Still, Gass was legitimately able to point to policy on Iran as an example of a united front. "Iran has the right to be a rich and successful country in the Middle East," he said. "It does not have the right to destabilise its neighbours or acquire nuclear weapons."
Gass believes that what he calls "sterile institutional wrangling" and voting power spats detracts from a focus on achieving results in the EU.
"Too much energy has been devoted to discussing voting methods and minor constitutional changes which are really only understood by a few experts in many cases, " he said with what seemed to me personal as well as professional conviction.
"We need to deliver in areas that actually matter to people. What we have in the European Union is not a democratic deficit at all. What we actually have is a delivery deficit. It's a deficit in the EU's ability to meet the expectations of people on ordinary questions like migration, security, climate change, the economy, job creation, innovation. These are the things that really matter to people."
The 'institutional wranglings' of the European Union, as well as its foreign policy making, are thrown into a different perspective when one contemplates the prospect of Turkish entry. Not only will that country of 65 million potentially be the biggest member; it will also be the most adventuresome, because it sees itself as a regional power.

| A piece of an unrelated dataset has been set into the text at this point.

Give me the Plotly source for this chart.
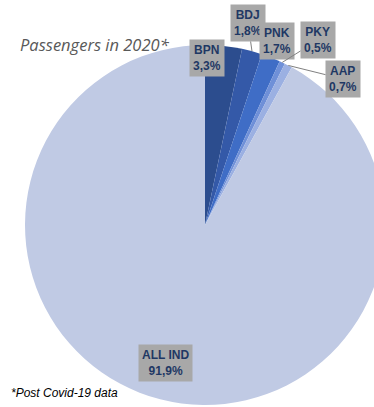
import math
import plotly.graph_objects as go

labels = ["BPN", "BDJ", "PNK", "PKY", "AAP", "ALL IND"]
values = [3.3, 1.8, 1.7, 0.5, 0.7, 91.9]
colors = ["#2c4d8e", "#3459a8", "#3f6dc6", "#6f90d8", "#9bb0e2", "#c0cae4"]

W, H = 386, 407
CX, CY, R = 205, 225, 180  # pixel centre / radius of pie

fig = go.Figure()
fig.add_trace(go.Pie(
    labels=labels, values=values, sort=False, direction="clockwise", rotation=0,
    marker=dict(colors=colors, line=dict(width=0)),
    textinfo="none", hoverinfo="skip", showlegend=False,
    domain=dict(x=[(CX - R) / W, (CX + R) / W], y=[1 - (CY + R) / H, 1 - (CY - R) / H]),
))

# label box centres (pixel) and whether they use a leader line
boxes = {
    "BPN": (207, 39, False),
    "BDJ": (248, 23, True),
    "PNK": (277, 41, True),
    "PKY": (318, 40, True),
    "AAP": (343, 79, True),
    "ALL IND": (165, 382, False),
}

FONT = dict(family="Arial, Liberation Sans", size=12, color="#1f3864")

def box_text(lab, v):
    return "<b>%s<br>%s%%</b>" % (lab, ("%.1f" % v).replace(".", ","))

total = sum(values)
cum = 0.0
for lab, v in zip(labels, values):
    mid = (cum + v / 2) / total * 2 * math.pi
    cum += v
    ex = CX + R * math.sin(mid)
    ey = CY - R * math.cos(mid)
    bx, by, line = boxes[lab]
    common = dict(
        xref="paper", yref="paper", text=box_text(lab, v), align="center",
        font=FONT, bgcolor="#a8a8a8", borderpad=3,
    )
    if line:
        fig.add_annotation(
            x=ex / W, y=1 - ey / H, ax=bx - ex, ay=by - ey, axref="pixel", ayref="pixel",
            showarrow=True, arrowhead=0, arrowwidth=1, arrowcolor="#808080", **common)
    else:
        fig.add_annotation(x=bx / W, y=1 - by / H, showarrow=False, **common)

fig.add_annotation(
    x=18 / W, y=1 - 44 / H, xref="paper", yref="paper", xanchor="left", yanchor="middle",
    text="<i>Passengers in 2020*</i>", showarrow=False,
    font=dict(family="Open Sans", size=16.5, color="#595959"))
fig.add_annotation(
    x=9 / W, y=1 - 393 / H, xref="paper", yref="paper", xanchor="left", yanchor="middle",
    text="<i>*Post Covid-19 data</i>", showarrow=False,
    font=dict(family="Arial, Liberation Sans", size=12, color="#000000"))

fig.update_layout(
    width=W, height=H, margin=dict(l=0, r=0, t=0, b=0),
    paper_bgcolor="white", plot_bgcolor="white",
)

fig.write_html("out.html", config={"displayModeBar": False},
               post_script="document.documentElement.style.overflow='hidden';document.body.style.overflow='hidden';")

As we spoke, 200,000 pairs of Turkish boots were reportedly lined up on the border with Iraq in preparation for a possible invasion to defeat what Turkey and the US see as Kurdish terrorism. Given that Britain, as Gass said, is "committed" to stabilising Iraq "until the job is done", a sudden Turkish involvement could complicate that job enormously.
"I don't want to say too much," Gass intoned thoughtfully. "Turkey will be thinking very carefully not only about the military risks if it crosses the border, but also about the political risks."